I've had my eye on Lian Tanner's Museum of Thieves for some time now, so when I saw a copy at my local Border's going out of busyness sale I snatched it up.  The book is wonderfully inventive.  The author take an abstract idea -that modern parents are overprotective- and makes it concrete.  In the city of Jewel, children are chained by the wrist to their parents or guardian until they come of age. 


The book reminded me of Jeanne DuPrau's City of Ember.  Both take an abstract idea and turn it into something that can be seen and touched.  In other words- allegory.  I started a mental list of mid-grade allegories that I've read over the years.  There's Norton Juster's Phantom Tollbooth, Carol Kendall's Gammage Cup, David Ive's Monsieur Eek.  It's almost enough, I think, to count as its own sub-genre.

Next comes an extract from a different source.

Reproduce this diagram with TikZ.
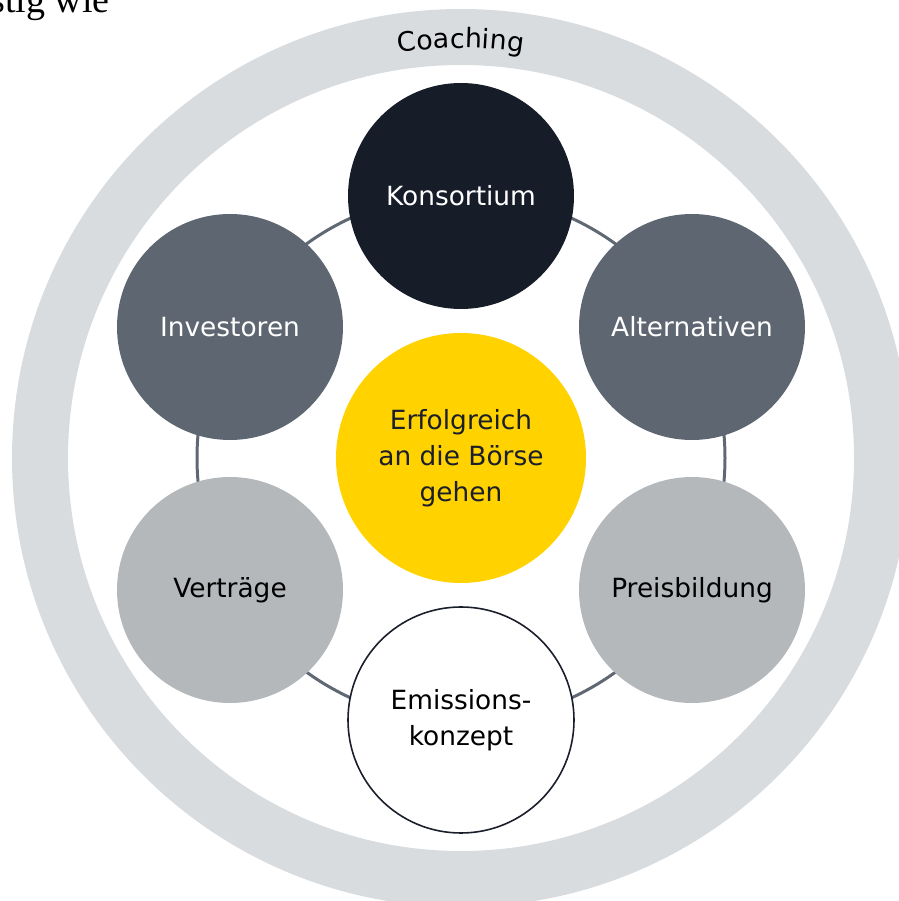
\documentclass[tikz,border=0pt]{standalone}
\usepackage{fontspec}
\setmainfont{DejaVu Sans}
\newfontfamily\serifface{Liberation Serif}
\usetikzlibrary{calc,decorations.text}

\definecolor{ringgrey}{HTML}{D9DCDF}
\definecolor{navy}{HTML}{161D29}
\definecolor{slate}{HTML}{5E6771}
\definecolor{silver}{HTML}{B4B8BB}
\definecolor{eyyellow}{HTML}{FFD200}
\definecolor{linkgrey}{HTML}{5F6873}
\definecolor{inkdark}{HTML}{1A1F2B}

\tikzset{
  topic/.style={circle, minimum size=226*0.5pt, inner sep=0pt, align=center,
    font=\fontsize{13.2}{18}\selectfont},
  darktopic/.style={topic, fill=navy, text=white},
  midtopic/.style={topic, fill=slate, text=white},
  lighttopic/.style={topic, fill=silver, text=black},
  opentopic/.style={topic, fill=white, draw=inkdark, line width=0.8pt, text=black},
  hubnode/.style={topic, minimum size=250*0.5pt, fill=eyyellow, text=inkdark},
  linkring/.style={draw=linkgrey, line width=1.5pt},
  coachring/.style={draw=ringgrey, line width=28pt}
}

\begin{document}
\begin{tikzpicture}[x=0.5pt, y=0.5pt]
  \useasboundingbox (0,0) rectangle (899,901);
  \clip (0,0) rectangle (899,901);

  % running text of the surrounding page
  \node[anchor=base west, inner sep=0pt, text=black,
        font=\serifface\fontsize{19}{20}\selectfont] (runtext) at (-10,888) {stig wie};

  % centre of the diagram
  \coordinate (mid) at (461,443);

  % outer coaching ring with its label following the arc
  \draw[coachring] (mid) circle[radius=421];
  \path[decorate, decoration={text along path, text align=center,
        text={|\fontsize{13.4}{16}\selectfont|Coaching}}]
    ($(mid)+(122:410)$) arc[start angle=122, end angle=58, radius=410];

  % ring linking the six topics
  \draw[linkring] (mid) circle[radius=264];

  % hub and topics
  \node[hubnode] (hub) at (mid) {Erfolgreich\\an die Börse\\gehen};
  \node[darktopic]  (konsortium) at (461,705) {Konsortium};
  \node[midtopic]   (investoren) at (230,574) {Investoren};
  \node[midtopic]   (alternativen) at (692,574) {Alternativen};
  \node[lighttopic] (vertraege) at (230,311) {Verträge};
  \node[lighttopic] (preis) at (692,311) {Preisbildung};
  \node[opentopic]  (emission) at (461,181) {Emissions-\\konzept};
\end{tikzpicture}
\end{document}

There's always a danger of making allegories so obvious that they become anvilicious (to use a TV. Tropes term) but when done right, a touch of allegory can make some really innovative fantasy.  

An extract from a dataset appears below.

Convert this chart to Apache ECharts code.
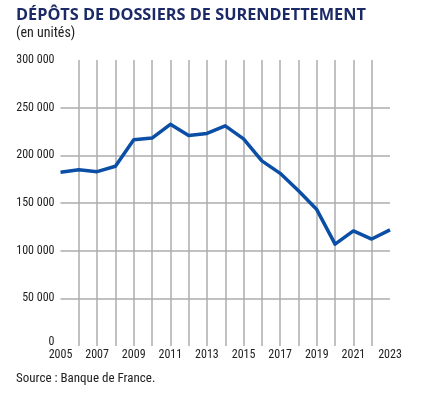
<!DOCTYPE html>
<html>
<head>
<meta charset="utf-8">
<script src="https://cdn.jsdelivr.net/npm/echarts@6/dist/echarts.min.js"></script>
<style>
html,body{margin:0;padding:0;background:#fff;}
#c{width:421px;height:400px;}
</style>
</head>
<body>
<div id="c"></div>
<script>
var years = ['2005','2006','2007','2008','2009','2010','2011','2012','2013','2014','2015','2016','2017','2018','2019','2020','2021','2022','2023'];
var depots = [182300,184900,182900,188500,216400,218100,232500,220800,223000,230900,217300,194200,181100,162900,143100,106900,120700,112200,121800];
var yTicks = [0,50000,100000,150000,200000,250000,300000];

var narrow = '"Liberation Sans Narrow","Roboto Condensed","Liberation Sans",sans-serif';
function fmt(v){ if(v===0) return '{z|0}'; var s=String(v); return s.slice(0,s.length-3)+' '+s.slice(-3); }

var chart = echarts.init(document.getElementById('c'), null, {renderer:'canvas'});
var xColors = years.map(function(y,i){ return (i===0||i===years.length-1)?'rgba(0,0,0,0)':'#adadad'; });
var yColors = yTicks.map(function(v,i){ return (i===0||i===yTicks.length-1)?'rgba(0,0,0,0)':'#adadad'; });

chart.setOption({
  animation:false,
  backgroundColor:'#fff',
  title:[
    {text:'DÉPÔTS DE DOSSIERS DE SURENDETTEMENT', left:11, top:2,
     textStyle:{fontFamily:'"Open Sans",sans-serif', fontWeight:'bold', fontSize:16.3, color:'#1b2a66'}},
    {text:'(en unités)', left:11, top:21,
     textStyle:{fontFamily:narrow, fontWeight:'normal', fontSize:14, color:'#222'}},
    {text:'Source : Banque de France.', left:11, top:367,
     textStyle:{fontFamily:narrow, fontWeight:'normal', fontSize:13, color:'#222'}}
  ],
  grid:{left:60.5, right:31, top:60, bottom:54, containLabel:false},
  xAxis:{
    type:'category', data:years, boundaryGap:false,
    axisLine:{show:false}, axisTick:{show:false},
    axisLabel:{interval:1, fontFamily:narrow, fontSize:12, color:'#222', margin:3},
    splitLine:{show:true, interval:0, lineStyle:{color:xColors, width:1.5}}
  },
  yAxis:{
    type:'value', min:0, max:300000, interval:50000,
    axisLine:{show:false}, axisTick:{show:false},
    axisLabel:{fontFamily:narrow, fontSize:12, color:'#222', margin:6, formatter:fmt,
      rich:{z:{fontFamily:narrow, fontSize:12, color:'#222', padding:[0,0,8,0]}}},
    splitLine:{show:true, lineStyle:{color:yColors, width:1.5}}
  },
  series:[{
    type:'line', data:depots, symbol:'none',
    lineStyle:{color:'#0b4ea6', width:3.5, join:'round'}
  }]
});
</script>
</body>
</html>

Because the author is trying to turn the abstract concrete, he or she can use surreal situations and have them fit the context of the story.  (Remember the spooky faceless man in Phantom Tollbooth?  Or the staircase to infinity?)  Everything in an allegory is literal.  Juster's watchdog is a dog with a watch in his back.  Tanner's children are literally chained to their parents.  DuPrau's city is very much in the dark. 


Another power of allegory is that the author builds their story around a theme.  He or she can explore an idea from every possible angle and in that way bring new perspective to the reader's attention.  For example, in Museum of Thieves, everyone is overprotective because if their child gets hurt they get thrown in jail for being bad parents.  The adult in Jewel have also grown up chained to a parent or guardian so they are overly willing to look to authority for protection and easily give way to fear.  


Different angles.


I've been enjoying the (slight, nearly unnoticed) rise of allegories in mid-grade fiction.  They're so different from everything else, and that I find incredibly refreshing.